A share of the credit for the growth of interest in children’s creativity should be given to Ľudovít Fulla, Mikuláš Galanda and their colleagues, initiators of children’s courses at the School of Applied Arts in Bratislava (1928 – 1939), who put by the works of child pupils at the courses and proudly acknowledged them. Also helping to establish the unschooled expression was, later on, the Trienale of Naive Art, held in the Slovak National Gallery from 1965 on the initiative of Štefan Tkáč (author of this concept). Following the lead of the School of Applied Arts, teachers at the Secondary School of Industrial Art made considerable contributions to a methodology for developing children’s creativity: in particular there was Rudolf Fila and artists of the unofficial scene, who during normalisation worked as progressive teachers at elementary art schools (D. Fischer, M. Mudroch, L. Čarný, I. Minárik), or frequently illustrated children’s literature. Some of them incorporated children’s creativity in participative projects (Ľ. Ďurček, J. Koller, D. Tóth), did creative work together with their own children[4] (R. Fila, R. Sikora, V. Kordoš, R. Ondak, E. Binder et al.), or responded to anonymous children’s art.

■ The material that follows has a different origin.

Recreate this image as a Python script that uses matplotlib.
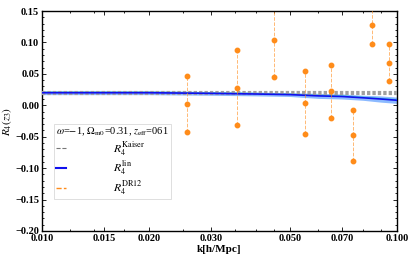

The period of first beginnings in art offers several hitherto unexplored themes which are worthy of attention. Works done by the artists as children were often produced with the support of adults, but also sometimes without it. The highlight the importance of developing creativity in the childhood years, which may, though it need not necessarily, start off the later career of future artists. But even outside the world of art it will not be wasted, because the sustaining power of “small everyday creativity” in its varied forms and shadings has an important place in everybody’s life, and to promote it is most certainly worthwhile.

Daniela Čarná, Lucia Kotvanová

[1] Cf. Kris, Ernst – Kurz, Otto: Mládí umělce (Young Artists), In: Kris, E. – Kurz, O.: Legenda o umělci. Historický pokus (The Legend of the Artist. A Historical Essay). Praha : Arbor vitae a Vysoká škola uměleckoprůmyslová, 2008, pp. 29 – 64.

[2] The first famous painterly interpretation of a child’s drawing is by the Renaissance painter Giovanni Francesco Carota, Red-headed Youth Holding a Drawing (about 1515).

[3] Cf. Franciscono, Marcel: Paul Klee and Children’s Art. In: Fineberg, Jonathan (ed.): Discovering Child Art. Essays on Childhood, Primitivism and Modernism. New Jersey : Princenton University Press, 1998, pp. 95 – 121.

[4] Téme sa venovala výstava a katalóg Čarná, D.: Zostane to v rodine. Vstupy detí do tvorby rodičov-umelcov (a naopak). Bratislava : GMB, 2013.